The European Central Bank (ECB) is anticipated to keep its key interest rates unchanged after it decided to trim interest rates in the previous monetary policy meeting to an all-time low level. However, investors will be keenly awaiting insights about the state of the overall Euro zone economy from the ECB’s monetary policy statement. Moving ahead, investors will look forward to the initial jobless claim numbers in the US, along with the national activity survey by Chicago Federal Reserve (Fed) and manufacturing survey by Philadelphia Fed. Also on tab will be the US housing price index scheduled for release later today.

Meanwhile, the just out data showed that UK retail sales contracted more than estimates in March. This was a second consecutive monthly contraction in the nation’s retail sales. Separately, data showed that UK national accounts posted a slightly lower than expected deficit in March.

Pound Sterling – UK Markets

The Pound is trading lower against the US Dollar and the common currency this morning after the just published data showed that retail sales in the UK fell more than estimated in March. The primary gauge of consumer spending in the nation continued to contract for a second straight month and unexpectedly at a faster pace last month, as consumer spending in the UK fell on products ranging from food to clothing. The study, 'State of the Retail Supply Chain 2016', showed that more than half of the UK's retail businesses faced issues over supply chain planning and execution, especially with the automation of its key processes. In separate data, the UK’s public accounts recorded a deficit for a second consecutive month in March, which is slightly lower than estimated as the rise in government receipts outweighed the minimal rise in spending.
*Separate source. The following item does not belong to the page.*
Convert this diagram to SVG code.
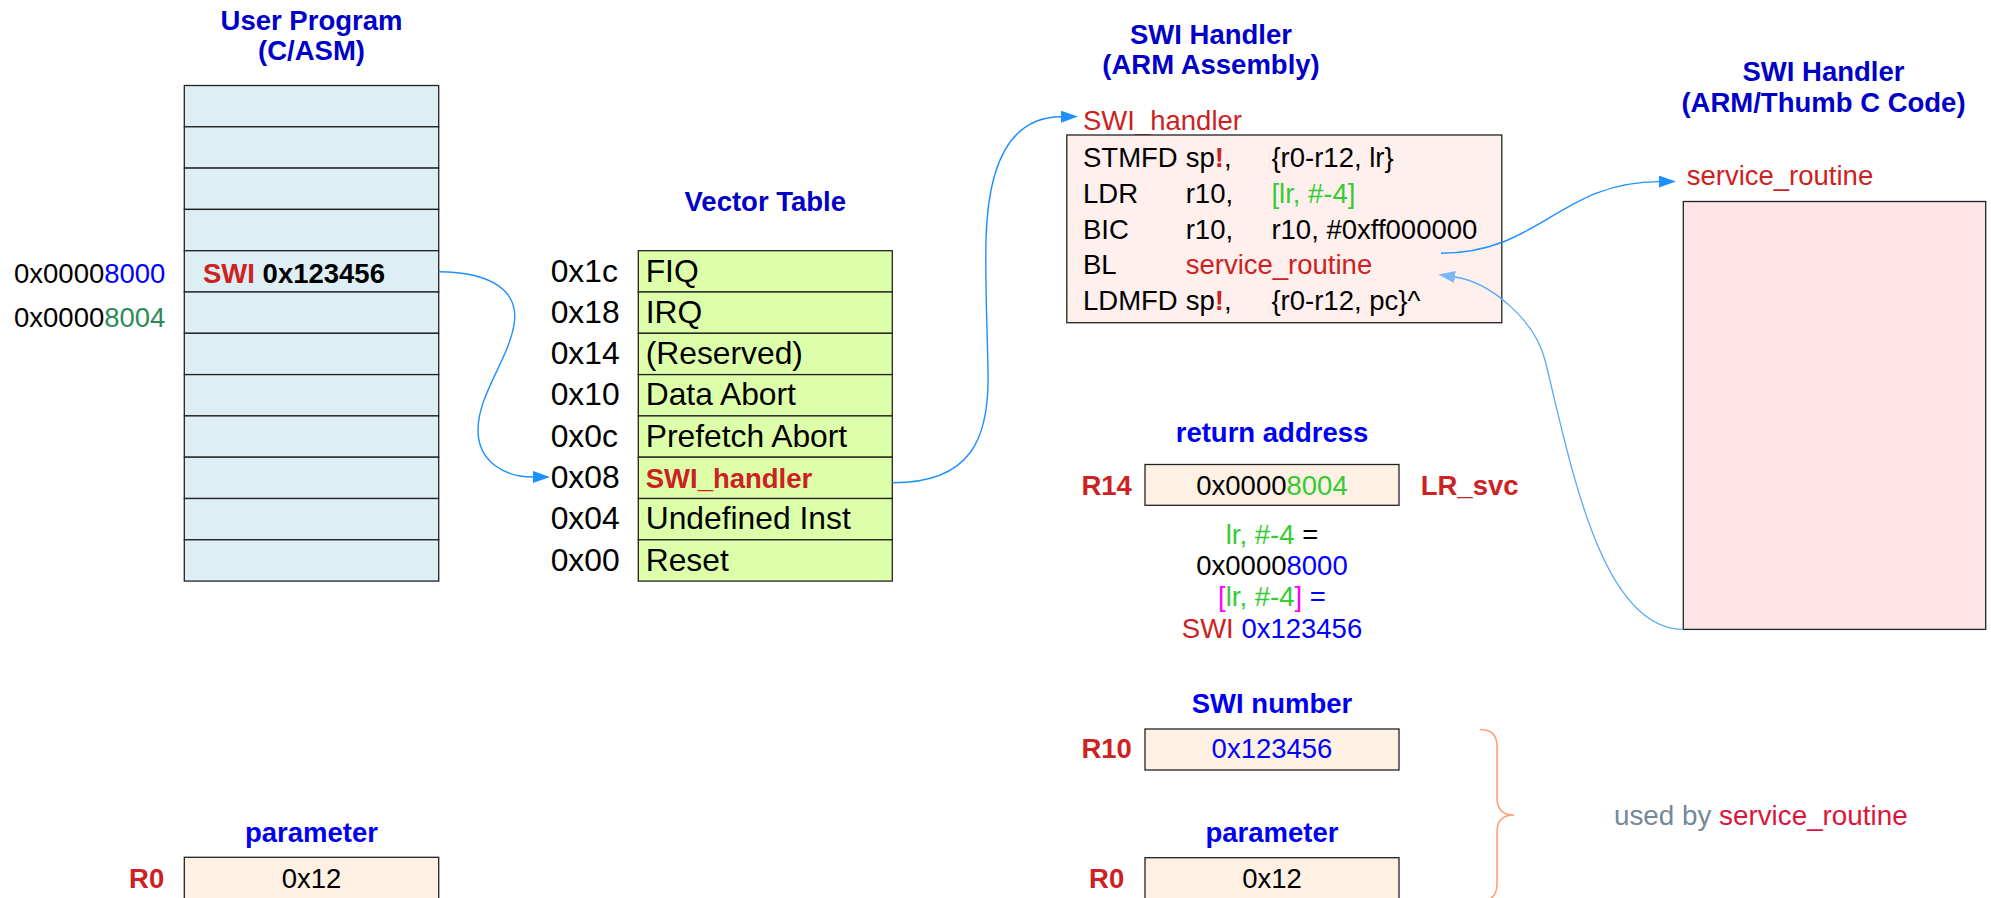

Later in the day, investors will be looking forward to a speech by the Bank of England Governor, Mark Carney, for further inputs on the state of the UK economy and on the fast approaching Brexit referendum.

US Dollar – US Markets

The greenback erased losses against the Euro and the Pound yesterday, as upbeat existing home sales data for the US eclipsed the previous session’s disappointing housing sector reports. Data released by the National Association of Realtors showed that sales of previously owned homes rebounded in March, following a February slump, a sign of recovery in the housing market as buyers overlooked tight inventory and rising prices. The report followed closely on the heels of data indicating that US building permits unexpectedly fell and housing starts declined more than expected in March. Additionally, an April gauge of home builder sentiment held steady for the third straight month. A separate report by the Mortgage Bankers Association showed that US mortgage applications advanced for the third consecutive week to reach a two-month high last week, as interest rates on 30-year fixed rate mortgages remained low.

Going ahead, the weekly update on US jobless claims, the Philadelphia Fed manufacturing survey and the Federal Housing Finance Agency’s report on house prices will shed more light on the US macro trend.

Euro – European Markets

The shared currency is trading range-bound against the US Dollar this morning ahead of the ECB’s interest rate decision meeting scheduled later in the day. Expectations are that the central bank will hold its key interest rates unchanged at its record low level after it slashed rates to zero in its previous monetary policy meeting in March. Market participants will zoom in on the ECB President’s overall tone and forward guidance statements, as he is likely to focus on defending the central bank’s dovish policy stance. Last month, the central bank unleashed a volley of monetary policy measures in an ongoing effort to kick-start economic growth in a stagnant Euro zone economy.

Earlier in the day, a survey showed that the business climate that indicates the performance of the overall French economy on a short-term basis, came in better than market expectations in April to remain unchanged from the previous month. Going forward, investors will eye the first print of the Euro zone’s consumer confidence index scheduled later today.

Other Currencies – Highlights

Today’s reading of the Swiss trade balance by the Federal Customs Administration showed that the nation’s trade surplus narrowed more than expected in March following a sharp decline in the nation’s export volumes, while imports surged higher. The decline in exports was mainly due to weaker demand for Swiss watches in March amid a global economic slowdown.

The Swiss Franc was hardly affected by the downbeat economic data and is trading higher against the US Dollar this morning. Looking at the wider picture, the US Dollar - Swiss Franc currency pair has continued to show a downward trend since its 5-year high level of just above 1.03 mark recorded in November 2015. Meanwhile, the uncertainty over the interest rate path in the US for this year has continued to weigh on the greenback. In the week ahead, trading in the currency pair will be dependent on economic releases in the US with only the KOF leading indicator scheduled to release in Switzerland towards the end of the week.